[Stated goal]: Return the material exactly as supplied, apart from the pictures, which are omitted.

[Data segment]:

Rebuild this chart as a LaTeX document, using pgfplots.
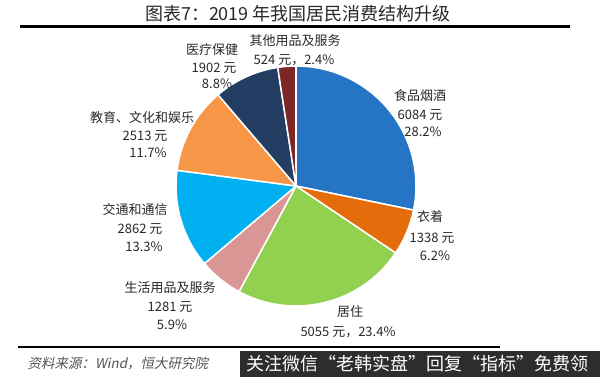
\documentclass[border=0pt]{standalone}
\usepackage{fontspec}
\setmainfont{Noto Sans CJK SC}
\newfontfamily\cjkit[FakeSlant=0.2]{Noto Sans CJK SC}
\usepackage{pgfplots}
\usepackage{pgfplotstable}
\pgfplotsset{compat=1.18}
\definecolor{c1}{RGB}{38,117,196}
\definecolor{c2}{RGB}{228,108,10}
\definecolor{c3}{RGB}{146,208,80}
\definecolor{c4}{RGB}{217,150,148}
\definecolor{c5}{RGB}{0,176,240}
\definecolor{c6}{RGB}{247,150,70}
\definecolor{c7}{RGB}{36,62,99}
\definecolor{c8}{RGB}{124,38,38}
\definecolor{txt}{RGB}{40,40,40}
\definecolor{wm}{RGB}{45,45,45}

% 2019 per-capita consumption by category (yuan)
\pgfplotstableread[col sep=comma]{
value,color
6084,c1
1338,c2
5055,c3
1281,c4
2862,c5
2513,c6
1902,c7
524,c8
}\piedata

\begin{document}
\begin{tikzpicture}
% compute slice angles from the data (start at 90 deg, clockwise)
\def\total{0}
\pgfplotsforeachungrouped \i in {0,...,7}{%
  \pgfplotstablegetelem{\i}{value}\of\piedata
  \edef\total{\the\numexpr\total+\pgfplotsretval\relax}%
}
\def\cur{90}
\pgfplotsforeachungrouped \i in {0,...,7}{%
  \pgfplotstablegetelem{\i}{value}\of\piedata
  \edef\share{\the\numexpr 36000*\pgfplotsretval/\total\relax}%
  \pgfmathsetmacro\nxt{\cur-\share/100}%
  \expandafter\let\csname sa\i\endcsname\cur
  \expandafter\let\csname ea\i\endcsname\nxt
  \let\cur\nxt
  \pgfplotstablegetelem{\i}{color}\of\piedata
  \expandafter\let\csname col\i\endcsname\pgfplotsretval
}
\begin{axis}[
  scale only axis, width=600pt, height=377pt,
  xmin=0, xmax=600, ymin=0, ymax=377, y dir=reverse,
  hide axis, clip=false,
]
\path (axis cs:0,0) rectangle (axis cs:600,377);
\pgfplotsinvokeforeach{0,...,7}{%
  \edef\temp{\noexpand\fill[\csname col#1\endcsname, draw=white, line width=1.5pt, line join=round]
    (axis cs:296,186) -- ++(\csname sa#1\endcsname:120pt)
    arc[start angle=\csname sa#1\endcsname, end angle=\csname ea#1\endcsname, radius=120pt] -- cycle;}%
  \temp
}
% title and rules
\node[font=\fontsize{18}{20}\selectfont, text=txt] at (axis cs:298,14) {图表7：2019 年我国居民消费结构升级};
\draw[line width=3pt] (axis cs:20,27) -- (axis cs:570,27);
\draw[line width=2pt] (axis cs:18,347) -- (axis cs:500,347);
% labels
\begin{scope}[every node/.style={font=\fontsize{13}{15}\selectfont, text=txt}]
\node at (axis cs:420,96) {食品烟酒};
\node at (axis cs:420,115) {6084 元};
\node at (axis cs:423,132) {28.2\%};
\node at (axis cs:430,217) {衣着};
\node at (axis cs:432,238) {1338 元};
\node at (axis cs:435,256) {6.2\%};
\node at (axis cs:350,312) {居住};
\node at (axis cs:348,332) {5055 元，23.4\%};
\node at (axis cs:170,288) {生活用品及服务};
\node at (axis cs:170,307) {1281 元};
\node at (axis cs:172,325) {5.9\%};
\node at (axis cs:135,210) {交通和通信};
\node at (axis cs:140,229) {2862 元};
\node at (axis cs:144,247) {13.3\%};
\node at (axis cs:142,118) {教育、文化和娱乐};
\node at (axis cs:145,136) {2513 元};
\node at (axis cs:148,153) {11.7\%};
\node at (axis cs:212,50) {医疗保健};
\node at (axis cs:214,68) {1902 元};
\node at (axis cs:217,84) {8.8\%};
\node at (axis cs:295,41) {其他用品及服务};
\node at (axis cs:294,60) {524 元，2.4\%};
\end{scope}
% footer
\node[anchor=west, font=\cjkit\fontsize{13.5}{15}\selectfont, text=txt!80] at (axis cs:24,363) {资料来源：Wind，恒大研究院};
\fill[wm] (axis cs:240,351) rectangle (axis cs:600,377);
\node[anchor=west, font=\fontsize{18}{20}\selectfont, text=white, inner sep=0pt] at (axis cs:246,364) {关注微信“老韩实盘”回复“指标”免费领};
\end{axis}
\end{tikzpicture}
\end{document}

[Written answer]:
Rebuild this chart as a LaTeX document, using pgfplots.
\documentclass[border=0pt]{standalone}
\usepackage{fontspec}
\setmainfont{Noto Sans CJK SC}
\newfontfamily\cjkit[FakeSlant=0.2]{Noto Sans CJK SC}
\usepackage{pgfplots}
\usepackage{pgfplotstable}
\pgfplotsset{compat=1.18}
\definecolor{c1}{RGB}{38,117,196}
\definecolor{c2}{RGB}{228,108,10}
\definecolor{c3}{RGB}{146,208,80}
\definecolor{c4}{RGB}{217,150,148}
\definecolor{c5}{RGB}{0,176,240}
\definecolor{c6}{RGB}{247,150,70}
\definecolor{c7}{RGB}{36,62,99}
\definecolor{c8}{RGB}{124,38,38}
\definecolor{txt}{RGB}{40,40,40}
\definecolor{wm}{RGB}{45,45,45}

% 2019 per-capita consumption by category (yuan)
\pgfplotstableread[col sep=comma]{
value,color
6084,c1
1338,c2
5055,c3
1281,c4
2862,c5
2513,c6
1902,c7
524,c8
}\piedata

\begin{document}
\begin{tikzpicture}
% compute slice angles from the data (start at 90 deg, clockwise)
\def\total{0}
\pgfplotsforeachungrouped \i in {0,...,7}{%
  \pgfplotstablegetelem{\i}{value}\of\piedata
  \edef\total{\the\numexpr\total+\pgfplotsretval\relax}%
}
\def\cur{90}
\pgfplotsforeachungrouped \i in {0,...,7}{%
  \pgfplotstablegetelem{\i}{value}\of\piedata
  \edef\share{\the\numexpr 36000*\pgfplotsretval/\total\relax}%
  \pgfmathsetmacro\nxt{\cur-\share/100}%
  \expandafter\let\csname sa\i\endcsname\cur
  \expandafter\let\csname ea\i\endcsname\nxt
  \let\cur\nxt
  \pgfplotstablegetelem{\i}{color}\of\piedata
  \expandafter\let\csname col\i\endcsname\pgfplotsretval
}
\begin{axis}[
  scale only axis, width=600pt, height=377pt,
  xmin=0, xmax=600, ymin=0, ymax=377, y dir=reverse,
  hide axis, clip=false,
]
\path (axis cs:0,0) rectangle (axis cs:600,377);
\pgfplotsinvokeforeach{0,...,7}{%
  \edef\temp{\noexpand\fill[\csname col#1\endcsname, draw=white, line width=1.5pt, line join=round]
    (axis cs:296,186) -- ++(\csname sa#1\endcsname:120pt)
    arc[start angle=\csname sa#1\endcsname, end angle=\csname ea#1\endcsname, radius=120pt] -- cycle;}%
  \temp
}
% title and rules
\node[font=\fontsize{18}{20}\selectfont, text=txt] at (axis cs:298,14) {图表7：2019 年我国居民消费结构升级};
\draw[line width=3pt] (axis cs:20,27) -- (axis cs:570,27);
\draw[line width=2pt] (axis cs:18,347) -- (axis cs:500,347);
% labels
\begin{scope}[every node/.style={font=\fontsize{13}{15}\selectfont, text=txt}]
\node at (axis cs:420,96) {食品烟酒};
\node at (axis cs:420,115) {6084 元};
\node at (axis cs:423,132) {28.2\%};
\node at (axis cs:430,217) {衣着};
\node at (axis cs:432,238) {1338 元};
\node at (axis cs:435,256) {6.2\%};
\node at (axis cs:350,312) {居住};
\node at (axis cs:348,332) {5055 元，23.4\%};
\node at (axis cs:170,288) {生活用品及服务};
\node at (axis cs:170,307) {1281 元};
\node at (axis cs:172,325) {5.9\%};
\node at (axis cs:135,210) {交通和通信};
\node at (axis cs:140,229) {2862 元};
\node at (axis cs:144,247) {13.3\%};
\node at (axis cs:142,118) {教育、文化和娱乐};
\node at (axis cs:145,136) {2513 元};
\node at (axis cs:148,153) {11.7\%};
\node at (axis cs:212,50) {医疗保健};
\node at (axis cs:214,68) {1902 元};
\node at (axis cs:217,84) {8.8\%};
\node at (axis cs:295,41) {其他用品及服务};
\node at (axis cs:294,60) {524 元，2.4\%};
\end{scope}
% footer
\node[anchor=west, font=\cjkit\fontsize{13.5}{15}\selectfont, text=txt!80] at (axis cs:24,363) {资料来源：Wind，恒大研究院};
\fill[wm] (axis cs:240,351) rectangle (axis cs:600,377);
\node[anchor=west, font=\fontsize{18}{20}\selectfont, text=white, inner sep=0pt] at (axis cs:246,364) {关注微信“老韩实盘”回复“指标”免费领};
\end{axis}
\end{tikzpicture}
\end{document}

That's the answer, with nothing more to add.